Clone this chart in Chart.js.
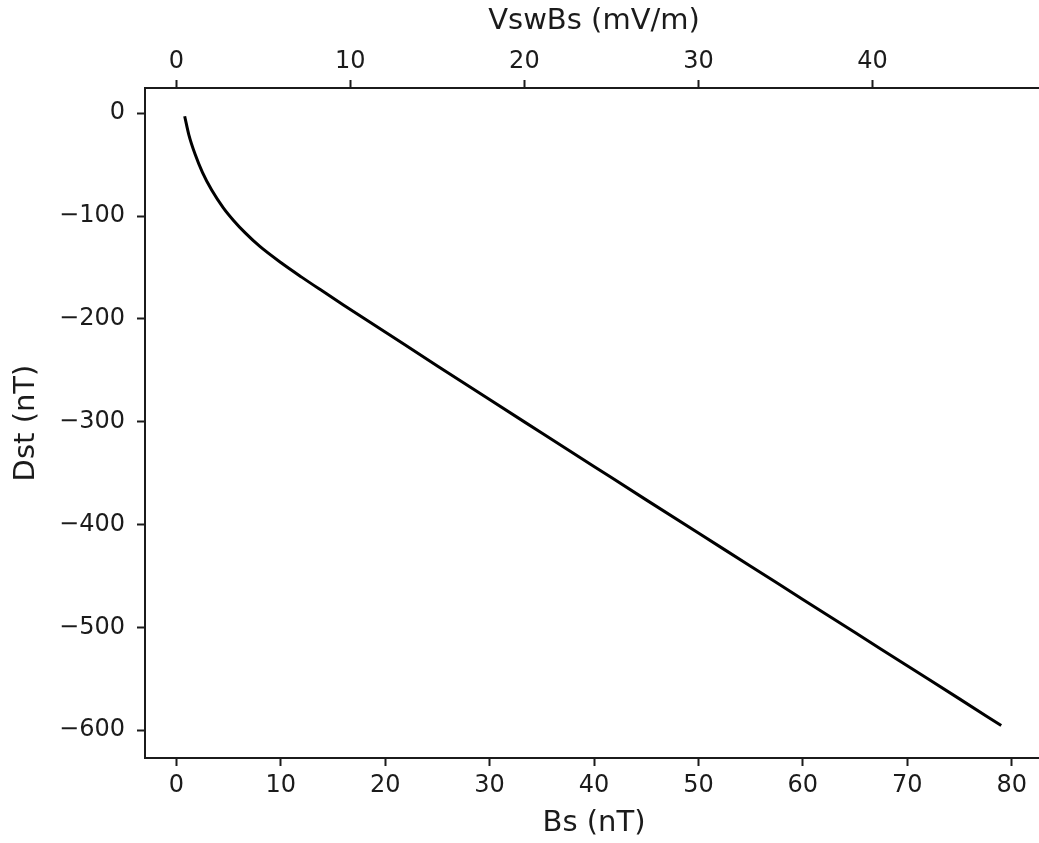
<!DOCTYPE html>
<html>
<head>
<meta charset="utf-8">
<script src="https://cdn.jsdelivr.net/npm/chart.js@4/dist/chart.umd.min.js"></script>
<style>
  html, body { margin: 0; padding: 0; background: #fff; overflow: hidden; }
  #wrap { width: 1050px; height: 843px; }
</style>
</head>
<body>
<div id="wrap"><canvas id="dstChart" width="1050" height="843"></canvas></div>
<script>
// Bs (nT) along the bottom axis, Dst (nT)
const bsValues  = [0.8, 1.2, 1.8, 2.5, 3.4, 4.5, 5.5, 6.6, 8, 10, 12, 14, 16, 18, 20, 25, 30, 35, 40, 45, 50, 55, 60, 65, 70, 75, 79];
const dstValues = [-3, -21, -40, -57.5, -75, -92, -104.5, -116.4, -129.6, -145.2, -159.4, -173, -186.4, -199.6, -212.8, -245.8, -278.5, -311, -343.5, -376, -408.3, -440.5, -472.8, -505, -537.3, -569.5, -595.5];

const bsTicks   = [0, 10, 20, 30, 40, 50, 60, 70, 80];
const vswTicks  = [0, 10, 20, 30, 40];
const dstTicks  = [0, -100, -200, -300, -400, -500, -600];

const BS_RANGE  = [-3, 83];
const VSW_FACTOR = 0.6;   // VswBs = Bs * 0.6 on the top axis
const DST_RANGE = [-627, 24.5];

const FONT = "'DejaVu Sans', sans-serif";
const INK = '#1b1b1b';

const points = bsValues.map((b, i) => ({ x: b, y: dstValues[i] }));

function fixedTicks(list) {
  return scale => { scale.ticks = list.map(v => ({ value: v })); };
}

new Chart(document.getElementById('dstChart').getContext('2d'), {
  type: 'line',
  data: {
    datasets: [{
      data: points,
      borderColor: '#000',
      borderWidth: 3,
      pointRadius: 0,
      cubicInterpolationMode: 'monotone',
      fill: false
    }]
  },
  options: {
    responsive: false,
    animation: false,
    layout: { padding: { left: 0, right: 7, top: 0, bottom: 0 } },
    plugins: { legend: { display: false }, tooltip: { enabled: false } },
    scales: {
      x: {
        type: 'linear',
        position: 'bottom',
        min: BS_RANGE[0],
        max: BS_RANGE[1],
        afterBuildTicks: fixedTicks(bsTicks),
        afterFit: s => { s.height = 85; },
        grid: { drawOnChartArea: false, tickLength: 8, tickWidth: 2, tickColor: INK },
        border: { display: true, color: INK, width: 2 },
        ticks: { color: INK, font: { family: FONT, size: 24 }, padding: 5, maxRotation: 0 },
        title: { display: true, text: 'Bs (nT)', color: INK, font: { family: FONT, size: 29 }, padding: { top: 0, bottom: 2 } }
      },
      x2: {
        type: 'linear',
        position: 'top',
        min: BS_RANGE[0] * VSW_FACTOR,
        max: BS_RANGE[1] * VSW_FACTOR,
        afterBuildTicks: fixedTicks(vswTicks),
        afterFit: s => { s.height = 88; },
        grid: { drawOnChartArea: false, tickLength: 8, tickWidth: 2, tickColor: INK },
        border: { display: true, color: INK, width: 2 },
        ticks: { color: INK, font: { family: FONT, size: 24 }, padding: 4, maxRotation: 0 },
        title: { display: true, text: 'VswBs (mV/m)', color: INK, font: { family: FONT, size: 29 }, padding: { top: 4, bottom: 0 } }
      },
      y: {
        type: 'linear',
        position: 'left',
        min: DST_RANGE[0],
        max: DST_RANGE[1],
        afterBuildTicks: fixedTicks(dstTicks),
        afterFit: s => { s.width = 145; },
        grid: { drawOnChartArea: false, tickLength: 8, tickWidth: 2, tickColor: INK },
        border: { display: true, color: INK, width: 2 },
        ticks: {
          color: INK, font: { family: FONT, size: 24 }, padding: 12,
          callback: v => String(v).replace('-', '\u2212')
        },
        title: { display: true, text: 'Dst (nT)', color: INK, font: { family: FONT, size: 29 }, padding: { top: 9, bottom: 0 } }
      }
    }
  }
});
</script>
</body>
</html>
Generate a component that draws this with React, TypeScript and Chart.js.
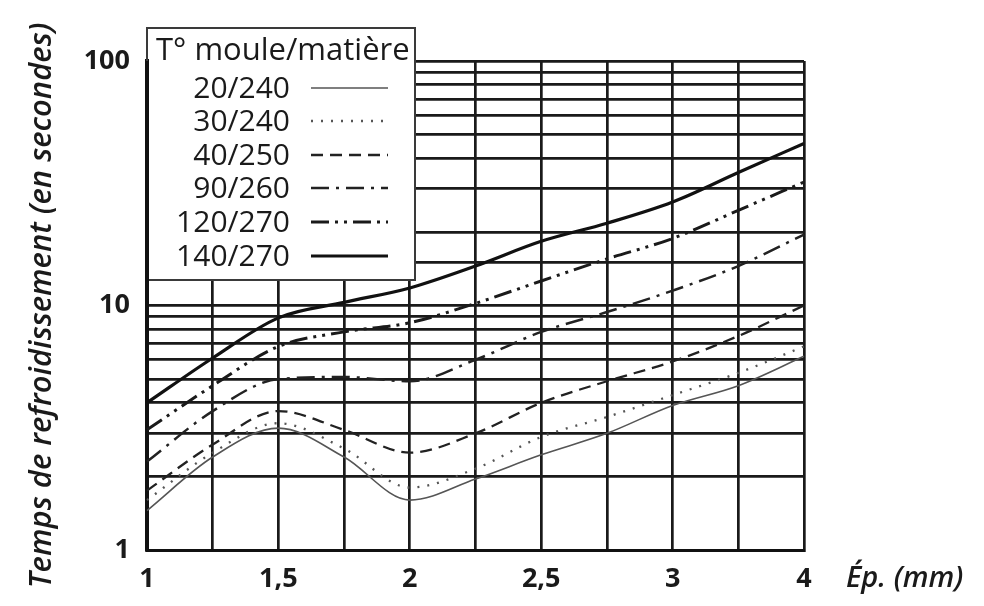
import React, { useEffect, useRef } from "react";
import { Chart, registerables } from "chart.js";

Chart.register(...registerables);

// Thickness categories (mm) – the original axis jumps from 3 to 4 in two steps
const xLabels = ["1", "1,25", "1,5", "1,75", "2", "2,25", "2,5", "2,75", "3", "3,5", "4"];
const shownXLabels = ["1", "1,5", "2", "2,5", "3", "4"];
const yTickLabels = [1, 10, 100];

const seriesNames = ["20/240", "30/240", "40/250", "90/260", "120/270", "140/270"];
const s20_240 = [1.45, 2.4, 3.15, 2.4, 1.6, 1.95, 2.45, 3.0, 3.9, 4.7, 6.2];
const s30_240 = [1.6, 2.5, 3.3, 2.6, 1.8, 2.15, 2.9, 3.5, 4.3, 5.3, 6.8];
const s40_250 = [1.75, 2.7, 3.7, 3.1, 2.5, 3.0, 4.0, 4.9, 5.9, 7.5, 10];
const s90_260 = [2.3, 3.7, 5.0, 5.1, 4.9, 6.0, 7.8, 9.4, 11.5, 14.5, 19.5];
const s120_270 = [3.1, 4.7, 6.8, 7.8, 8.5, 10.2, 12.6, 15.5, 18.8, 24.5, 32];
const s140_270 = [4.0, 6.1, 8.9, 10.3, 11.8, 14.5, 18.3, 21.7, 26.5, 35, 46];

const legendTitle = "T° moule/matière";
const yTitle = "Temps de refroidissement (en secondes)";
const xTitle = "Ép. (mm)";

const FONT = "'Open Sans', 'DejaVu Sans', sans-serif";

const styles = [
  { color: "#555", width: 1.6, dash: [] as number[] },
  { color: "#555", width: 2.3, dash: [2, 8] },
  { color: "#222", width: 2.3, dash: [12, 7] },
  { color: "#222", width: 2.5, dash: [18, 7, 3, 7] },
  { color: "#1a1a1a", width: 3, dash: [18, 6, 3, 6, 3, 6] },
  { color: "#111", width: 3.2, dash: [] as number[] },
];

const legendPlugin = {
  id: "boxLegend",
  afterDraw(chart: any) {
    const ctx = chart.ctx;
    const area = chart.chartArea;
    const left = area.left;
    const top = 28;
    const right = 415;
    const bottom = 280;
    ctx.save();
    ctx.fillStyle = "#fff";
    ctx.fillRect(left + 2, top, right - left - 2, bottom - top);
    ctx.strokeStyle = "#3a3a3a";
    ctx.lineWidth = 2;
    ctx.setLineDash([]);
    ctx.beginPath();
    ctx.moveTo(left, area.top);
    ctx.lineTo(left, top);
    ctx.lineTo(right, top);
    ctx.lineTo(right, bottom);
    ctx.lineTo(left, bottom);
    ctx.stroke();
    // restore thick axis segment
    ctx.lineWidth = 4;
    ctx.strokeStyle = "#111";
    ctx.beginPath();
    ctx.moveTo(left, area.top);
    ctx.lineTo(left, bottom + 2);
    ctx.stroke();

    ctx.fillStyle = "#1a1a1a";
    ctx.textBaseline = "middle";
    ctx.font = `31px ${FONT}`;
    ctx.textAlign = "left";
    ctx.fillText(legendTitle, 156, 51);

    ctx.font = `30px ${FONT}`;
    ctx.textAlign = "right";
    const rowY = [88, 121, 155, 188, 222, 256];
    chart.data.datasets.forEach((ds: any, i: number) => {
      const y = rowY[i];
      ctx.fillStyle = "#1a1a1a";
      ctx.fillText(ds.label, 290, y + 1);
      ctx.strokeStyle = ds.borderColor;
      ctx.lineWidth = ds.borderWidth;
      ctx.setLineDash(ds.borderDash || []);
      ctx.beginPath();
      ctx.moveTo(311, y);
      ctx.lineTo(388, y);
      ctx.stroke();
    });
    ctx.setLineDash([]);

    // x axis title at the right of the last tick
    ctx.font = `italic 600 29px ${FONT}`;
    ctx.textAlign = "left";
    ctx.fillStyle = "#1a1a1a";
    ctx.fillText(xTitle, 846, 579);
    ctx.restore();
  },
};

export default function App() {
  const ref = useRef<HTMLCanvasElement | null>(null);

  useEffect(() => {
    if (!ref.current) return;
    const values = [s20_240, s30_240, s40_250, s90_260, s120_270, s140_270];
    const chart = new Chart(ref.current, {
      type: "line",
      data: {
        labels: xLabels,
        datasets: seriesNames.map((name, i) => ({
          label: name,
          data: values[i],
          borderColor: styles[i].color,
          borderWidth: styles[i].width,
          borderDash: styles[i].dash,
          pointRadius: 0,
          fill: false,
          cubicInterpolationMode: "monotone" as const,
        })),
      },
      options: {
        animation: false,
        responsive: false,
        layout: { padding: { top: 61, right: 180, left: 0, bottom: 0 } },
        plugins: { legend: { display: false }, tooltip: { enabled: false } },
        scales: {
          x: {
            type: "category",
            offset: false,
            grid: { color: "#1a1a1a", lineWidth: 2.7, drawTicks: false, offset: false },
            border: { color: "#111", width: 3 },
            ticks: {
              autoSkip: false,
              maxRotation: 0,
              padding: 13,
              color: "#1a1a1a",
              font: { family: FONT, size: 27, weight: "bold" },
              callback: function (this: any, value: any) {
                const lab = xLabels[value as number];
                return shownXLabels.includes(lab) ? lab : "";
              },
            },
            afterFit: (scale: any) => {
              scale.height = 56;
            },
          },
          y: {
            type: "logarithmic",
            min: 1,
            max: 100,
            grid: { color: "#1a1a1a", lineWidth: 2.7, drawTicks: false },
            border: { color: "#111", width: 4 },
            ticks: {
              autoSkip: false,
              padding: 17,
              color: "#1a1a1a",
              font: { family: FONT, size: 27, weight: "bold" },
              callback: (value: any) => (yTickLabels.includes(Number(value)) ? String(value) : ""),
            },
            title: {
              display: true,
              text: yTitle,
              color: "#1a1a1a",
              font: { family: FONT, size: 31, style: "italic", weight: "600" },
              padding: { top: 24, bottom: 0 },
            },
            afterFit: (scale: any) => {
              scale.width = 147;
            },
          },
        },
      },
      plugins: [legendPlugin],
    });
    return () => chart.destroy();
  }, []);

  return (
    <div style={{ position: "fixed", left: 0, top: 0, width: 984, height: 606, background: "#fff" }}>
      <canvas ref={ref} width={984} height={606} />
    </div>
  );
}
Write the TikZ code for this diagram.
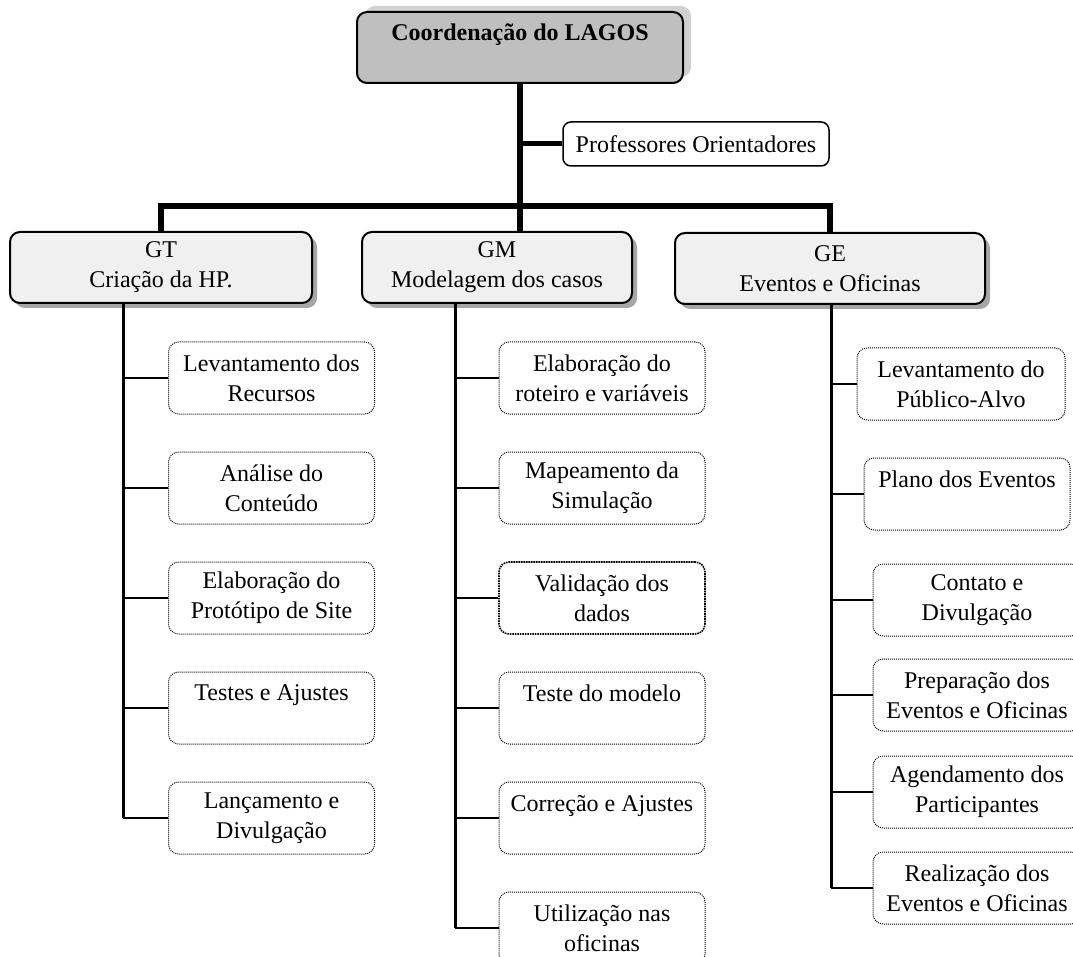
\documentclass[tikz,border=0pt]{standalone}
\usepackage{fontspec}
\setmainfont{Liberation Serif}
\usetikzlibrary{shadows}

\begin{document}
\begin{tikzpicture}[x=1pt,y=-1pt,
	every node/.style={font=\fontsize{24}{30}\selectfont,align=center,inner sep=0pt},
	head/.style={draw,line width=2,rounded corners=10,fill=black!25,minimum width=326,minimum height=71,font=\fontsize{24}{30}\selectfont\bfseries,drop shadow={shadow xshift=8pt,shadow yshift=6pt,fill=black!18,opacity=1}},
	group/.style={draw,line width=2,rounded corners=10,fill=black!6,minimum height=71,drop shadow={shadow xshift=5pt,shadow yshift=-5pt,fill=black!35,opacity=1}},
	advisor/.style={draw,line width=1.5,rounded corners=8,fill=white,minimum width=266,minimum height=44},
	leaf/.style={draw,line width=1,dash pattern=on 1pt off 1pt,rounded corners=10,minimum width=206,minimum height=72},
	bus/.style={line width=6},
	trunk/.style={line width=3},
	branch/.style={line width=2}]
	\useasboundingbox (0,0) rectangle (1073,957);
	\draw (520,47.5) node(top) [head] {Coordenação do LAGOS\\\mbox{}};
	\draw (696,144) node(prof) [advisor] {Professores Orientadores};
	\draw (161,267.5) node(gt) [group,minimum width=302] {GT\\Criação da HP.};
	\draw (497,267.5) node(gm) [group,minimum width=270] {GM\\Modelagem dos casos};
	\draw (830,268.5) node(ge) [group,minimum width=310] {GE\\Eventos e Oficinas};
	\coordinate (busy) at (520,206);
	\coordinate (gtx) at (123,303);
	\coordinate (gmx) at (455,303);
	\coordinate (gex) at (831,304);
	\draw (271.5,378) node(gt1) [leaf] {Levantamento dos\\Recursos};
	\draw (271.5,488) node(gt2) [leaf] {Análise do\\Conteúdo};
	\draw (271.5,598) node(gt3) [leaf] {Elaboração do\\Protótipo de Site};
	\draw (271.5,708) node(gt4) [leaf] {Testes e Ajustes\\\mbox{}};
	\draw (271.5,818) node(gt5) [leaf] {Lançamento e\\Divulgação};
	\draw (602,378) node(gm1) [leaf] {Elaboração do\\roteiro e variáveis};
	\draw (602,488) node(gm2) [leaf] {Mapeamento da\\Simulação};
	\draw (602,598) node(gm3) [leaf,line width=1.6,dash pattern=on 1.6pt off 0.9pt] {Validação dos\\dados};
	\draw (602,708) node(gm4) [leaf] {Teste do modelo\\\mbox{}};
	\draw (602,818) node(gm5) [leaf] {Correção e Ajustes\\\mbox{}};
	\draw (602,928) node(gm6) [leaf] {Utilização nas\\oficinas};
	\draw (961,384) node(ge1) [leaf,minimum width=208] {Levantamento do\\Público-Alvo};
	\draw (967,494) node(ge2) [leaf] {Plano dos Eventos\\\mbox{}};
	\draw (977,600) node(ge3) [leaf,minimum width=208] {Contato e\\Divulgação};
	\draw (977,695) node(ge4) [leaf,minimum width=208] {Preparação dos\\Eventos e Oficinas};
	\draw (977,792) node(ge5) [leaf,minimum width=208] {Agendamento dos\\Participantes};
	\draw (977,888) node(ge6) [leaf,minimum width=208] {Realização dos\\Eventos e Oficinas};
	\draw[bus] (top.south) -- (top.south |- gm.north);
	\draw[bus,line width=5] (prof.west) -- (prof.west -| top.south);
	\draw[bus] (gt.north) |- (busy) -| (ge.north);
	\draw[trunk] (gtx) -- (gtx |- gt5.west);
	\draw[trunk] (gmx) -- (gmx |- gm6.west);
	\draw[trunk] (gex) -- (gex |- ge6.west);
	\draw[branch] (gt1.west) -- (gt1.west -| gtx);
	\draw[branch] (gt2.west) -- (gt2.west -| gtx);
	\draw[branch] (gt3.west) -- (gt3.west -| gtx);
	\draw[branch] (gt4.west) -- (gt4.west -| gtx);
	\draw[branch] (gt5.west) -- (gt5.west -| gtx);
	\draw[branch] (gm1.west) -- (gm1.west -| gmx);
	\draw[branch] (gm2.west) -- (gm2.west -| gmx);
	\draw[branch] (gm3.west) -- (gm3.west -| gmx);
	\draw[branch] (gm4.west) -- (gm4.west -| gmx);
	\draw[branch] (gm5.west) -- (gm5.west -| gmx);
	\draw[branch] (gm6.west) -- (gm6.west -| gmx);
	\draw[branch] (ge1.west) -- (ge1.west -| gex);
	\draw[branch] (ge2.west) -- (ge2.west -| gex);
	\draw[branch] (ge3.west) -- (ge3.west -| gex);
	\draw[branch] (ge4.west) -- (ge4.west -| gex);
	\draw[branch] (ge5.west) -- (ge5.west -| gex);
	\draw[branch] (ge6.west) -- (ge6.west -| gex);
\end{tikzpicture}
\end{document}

################

> [PROBLEM DETAILS]:
Repeat only what runs from the first line of the records above to the line with "-537.3, -569.5, -595.5];", both included, word for word, minus the pictures.

> [CORRECT RESULT]:
Clone this chart in Chart.js.
<!DOCTYPE html>
<html>
<head>
<meta charset="utf-8">
<script src="https://cdn.jsdelivr.net/npm/chart.js@4/dist/chart.umd.min.js"></script>
<style>
  html, body { margin: 0; padding: 0; background: #fff; overflow: hidden; }
  #wrap { width: 1050px; height: 843px; }
</style>
</head>
<body>
<div id="wrap"><canvas id="dstChart" width="1050" height="843"></canvas></div>
<script>
// Bs (nT) along the bottom axis, Dst (nT)
const bsValues  = [0.8, 1.2, 1.8, 2.5, 3.4, 4.5, 5.5, 6.6, 8, 10, 12, 14, 16, 18, 20, 25, 30, 35, 40, 45, 50, 55, 60, 65, 70, 75, 79];
const dstValues = [-3, -21, -40, -57.5, -75, -92, -104.5, -116.4, -129.6, -145.2, -159.4, -173, -186.4, -199.6, -212.8, -245.8, -278.5, -311, -343.5, -376, -408.3, -440.5, -472.8, -505, -537.3, -569.5, -595.5];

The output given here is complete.